[Date Prev][Date Next][Thread Prev][Thread Next][Date Index][Thread Index]
ASIDE FOR GROUP:
I've been working on the altivec kernels. On my 533Mhz G4, I'm presently
getting around 710 Mflop for DGEMM kernel, and ~2.2 Gflop for a newly
written SGEMM kernel in non-IEEE mode, and ~2.0Gflop when in IEEE (java) mode,
and Peter is discussing getting his code generator cranking on the
problem . . .
>I am not impressed byt the 2 GFlop results.

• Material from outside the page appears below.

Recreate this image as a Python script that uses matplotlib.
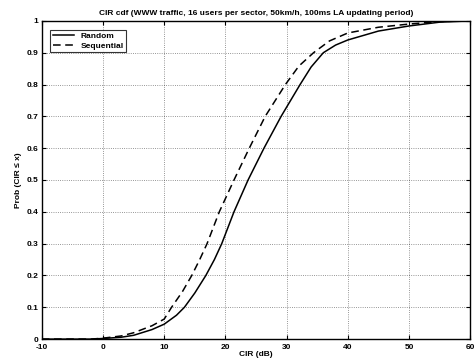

It might be all we get, but
>the Altivec should have a peak of 8 flops per clock cycle (4 muladds per
>cycle), so it should be doing better.
The main thing I wonder about is why java mode slows down the computation.
All it should do from my reading is add an extra stage to the pipeline.
Since we are using enough registers to handle the longer pipeline, it is
a real mystery to me why adding the extra stage drops us from 2.2
Gflop to 2. Makes me wonder if that extra stage is not pipelined . . .
I'm far more underwhelmed by the 710Mflop dgemm than I am by the 2Gflop
SGEMM. At 2 Gflop, maybe I start to think there are memory fetch limits
hitting us (though the jave mode slowing us down says this is probably not
the case), but since SGEMM can go that fast, there's no reason why dgemm
cannot hit close to FPU peak, unless the altivec can suck memory faster
than the normal FPU . . .
If we weren't memory bound, I thought I'd be able to get some speedup by
using the normal FPU along with the AltiVec. Essentially, since the AltiVec
is 4 times faster than the regular FPU, you can imagine doing your loop
such that 4/5 of the loop is done by the altivec, and 1/5 is done by the
FPU. I implemented this, and got a very nice slowdown.
Part of the problem is that cc totally craps out on scheduling when you
try to run both units, so you have to do the scheduling yourself instead
of letting cc do it for you. I played with this a bit, but no luck. My
2.2/2.0 kernel uses the normal FPU for C/beta computations, and the altivec
for everything else . . .
>Have you gotten any results on the UltraSparcIII machine?
Nothing spectacular. I think I made a kernel that was faster than the stock
US kernel, but I don't think it was any great shakes. I'd have to dig around
to recover the stuff . . .